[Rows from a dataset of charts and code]
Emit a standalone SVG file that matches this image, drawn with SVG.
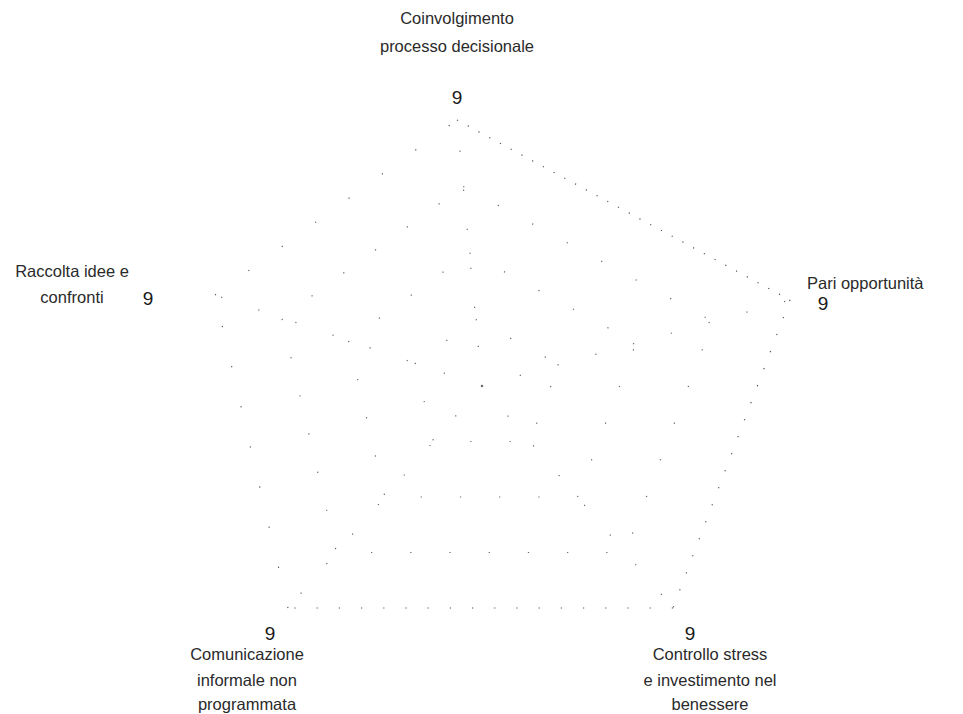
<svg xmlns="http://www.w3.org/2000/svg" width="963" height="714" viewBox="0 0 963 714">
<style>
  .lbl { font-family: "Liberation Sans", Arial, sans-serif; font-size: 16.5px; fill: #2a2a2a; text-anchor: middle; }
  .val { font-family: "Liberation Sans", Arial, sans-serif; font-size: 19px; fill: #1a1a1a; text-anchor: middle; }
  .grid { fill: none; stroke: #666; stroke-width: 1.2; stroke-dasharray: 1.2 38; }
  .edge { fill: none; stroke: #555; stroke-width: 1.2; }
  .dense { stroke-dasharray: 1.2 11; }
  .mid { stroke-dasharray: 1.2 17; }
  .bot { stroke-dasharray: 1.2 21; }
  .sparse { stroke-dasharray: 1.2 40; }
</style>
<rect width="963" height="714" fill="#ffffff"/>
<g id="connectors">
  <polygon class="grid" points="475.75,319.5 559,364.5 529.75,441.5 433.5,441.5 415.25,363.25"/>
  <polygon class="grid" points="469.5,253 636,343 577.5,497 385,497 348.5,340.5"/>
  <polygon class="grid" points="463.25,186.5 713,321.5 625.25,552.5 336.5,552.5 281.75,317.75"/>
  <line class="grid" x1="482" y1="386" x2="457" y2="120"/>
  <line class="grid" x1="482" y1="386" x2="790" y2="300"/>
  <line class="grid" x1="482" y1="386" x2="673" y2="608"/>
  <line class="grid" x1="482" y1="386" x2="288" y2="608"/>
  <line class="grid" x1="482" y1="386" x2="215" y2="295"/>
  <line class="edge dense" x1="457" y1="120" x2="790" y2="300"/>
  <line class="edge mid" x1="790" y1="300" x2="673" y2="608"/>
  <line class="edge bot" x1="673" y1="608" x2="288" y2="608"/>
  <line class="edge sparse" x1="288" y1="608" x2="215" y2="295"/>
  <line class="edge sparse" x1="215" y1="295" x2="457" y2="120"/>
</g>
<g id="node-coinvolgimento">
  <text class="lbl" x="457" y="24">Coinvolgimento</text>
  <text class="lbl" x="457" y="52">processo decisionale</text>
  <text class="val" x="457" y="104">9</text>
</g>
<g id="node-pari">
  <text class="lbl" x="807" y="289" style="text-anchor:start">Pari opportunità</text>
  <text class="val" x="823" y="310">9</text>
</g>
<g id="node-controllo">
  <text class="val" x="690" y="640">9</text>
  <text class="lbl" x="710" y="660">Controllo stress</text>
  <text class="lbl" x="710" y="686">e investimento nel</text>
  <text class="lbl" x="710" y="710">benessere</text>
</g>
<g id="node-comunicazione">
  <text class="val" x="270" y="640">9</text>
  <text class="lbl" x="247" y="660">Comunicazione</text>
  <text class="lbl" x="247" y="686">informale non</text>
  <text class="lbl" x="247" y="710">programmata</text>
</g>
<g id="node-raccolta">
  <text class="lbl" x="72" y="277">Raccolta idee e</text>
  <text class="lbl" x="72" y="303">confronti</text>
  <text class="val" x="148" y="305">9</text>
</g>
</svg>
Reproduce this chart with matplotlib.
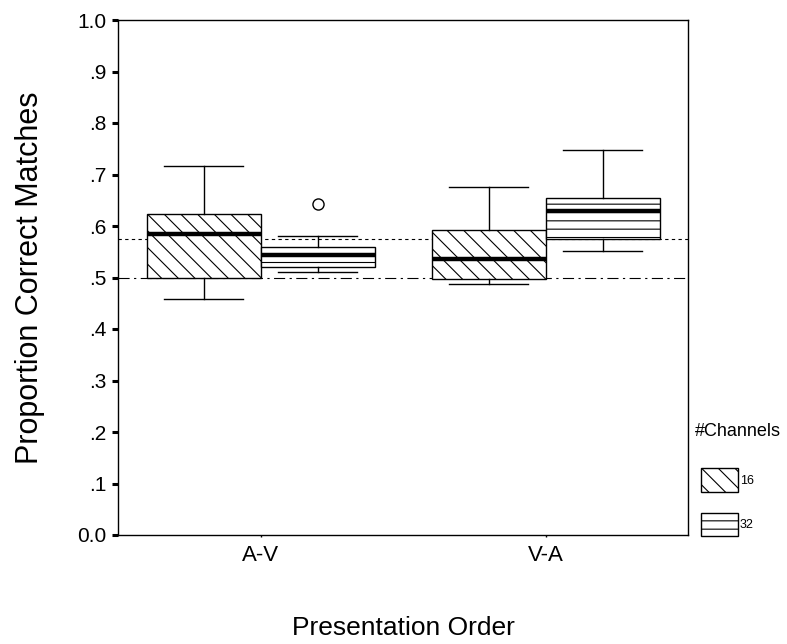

### Task brief
Please repeat the entries exactly. Do not include the pictures.

### Task response
Emit a standalone SVG file that matches this image, drawn with SVG.
<svg xmlns="http://www.w3.org/2000/svg" width="963" height="714" viewBox="0 0 963 714">
<style>
  .lbl { font-family: "Liberation Sans", Arial, sans-serif; font-size: 16.5px; fill: #2a2a2a; text-anchor: middle; }
  .val { font-family: "Liberation Sans", Arial, sans-serif; font-size: 19px; fill: #1a1a1a; text-anchor: middle; }
  .grid { fill: none; stroke: #666; stroke-width: 1.2; stroke-dasharray: 1.2 38; }
  .edge { fill: none; stroke: #555; stroke-width: 1.2; }
  .dense { stroke-dasharray: 1.2 11; }
  .mid { stroke-dasharray: 1.2 17; }
  .bot { stroke-dasharray: 1.2 21; }
  .sparse { stroke-dasharray: 1.2 40; }
</style>
<rect width="963" height="714" fill="#ffffff"/>
<g id="connectors">
  <polygon class="grid" points="475.75,319.5 559,364.5 529.75,441.5 433.5,441.5 415.25,363.25"/>
  <polygon class="grid" points="469.5,253 636,343 577.5,497 385,497 348.5,340.5"/>
  <polygon class="grid" points="463.25,186.5 713,321.5 625.25,552.5 336.5,552.5 281.75,317.75"/>
  <line class="grid" x1="482" y1="386" x2="457" y2="120"/>
  <line class="grid" x1="482" y1="386" x2="790" y2="300"/>
  <line class="grid" x1="482" y1="386" x2="673" y2="608"/>
  <line class="grid" x1="482" y1="386" x2="288" y2="608"/>
  <line class="grid" x1="482" y1="386" x2="215" y2="295"/>
  <line class="edge dense" x1="457" y1="120" x2="790" y2="300"/>
  <line class="edge mid" x1="790" y1="300" x2="673" y2="608"/>
  <line class="edge bot" x1="673" y1="608" x2="288" y2="608"/>
  <line class="edge sparse" x1="288" y1="608" x2="215" y2="295"/>
  <line class="edge sparse" x1="215" y1="295" x2="457" y2="120"/>
</g>
<g id="node-coinvolgimento">
  <text class="lbl" x="457" y="24">Coinvolgimento</text>
  <text class="lbl" x="457" y="52">processo decisionale</text>
  <text class="val" x="457" y="104">9</text>
</g>
<g id="node-pari">
  <text class="lbl" x="807" y="289" style="text-anchor:start">Pari opportunità</text>
  <text class="val" x="823" y="310">9</text>
</g>
<g id="node-controllo">
  <text class="val" x="690" y="640">9</text>
  <text class="lbl" x="710" y="660">Controllo stress</text>
  <text class="lbl" x="710" y="686">e investimento nel</text>
  <text class="lbl" x="710" y="710">benessere</text>
</g>
<g id="node-comunicazione">
  <text class="val" x="270" y="640">9</text>
  <text class="lbl" x="247" y="660">Comunicazione</text>
  <text class="lbl" x="247" y="686">informale non</text>
  <text class="lbl" x="247" y="710">programmata</text>
</g>
<g id="node-raccolta">
  <text class="lbl" x="72" y="277">Raccolta idee e</text>
  <text class="lbl" x="72" y="303">confronti</text>
  <text class="val" x="148" y="305">9</text>
</g>
</svg>
Reproduce this chart with matplotlib.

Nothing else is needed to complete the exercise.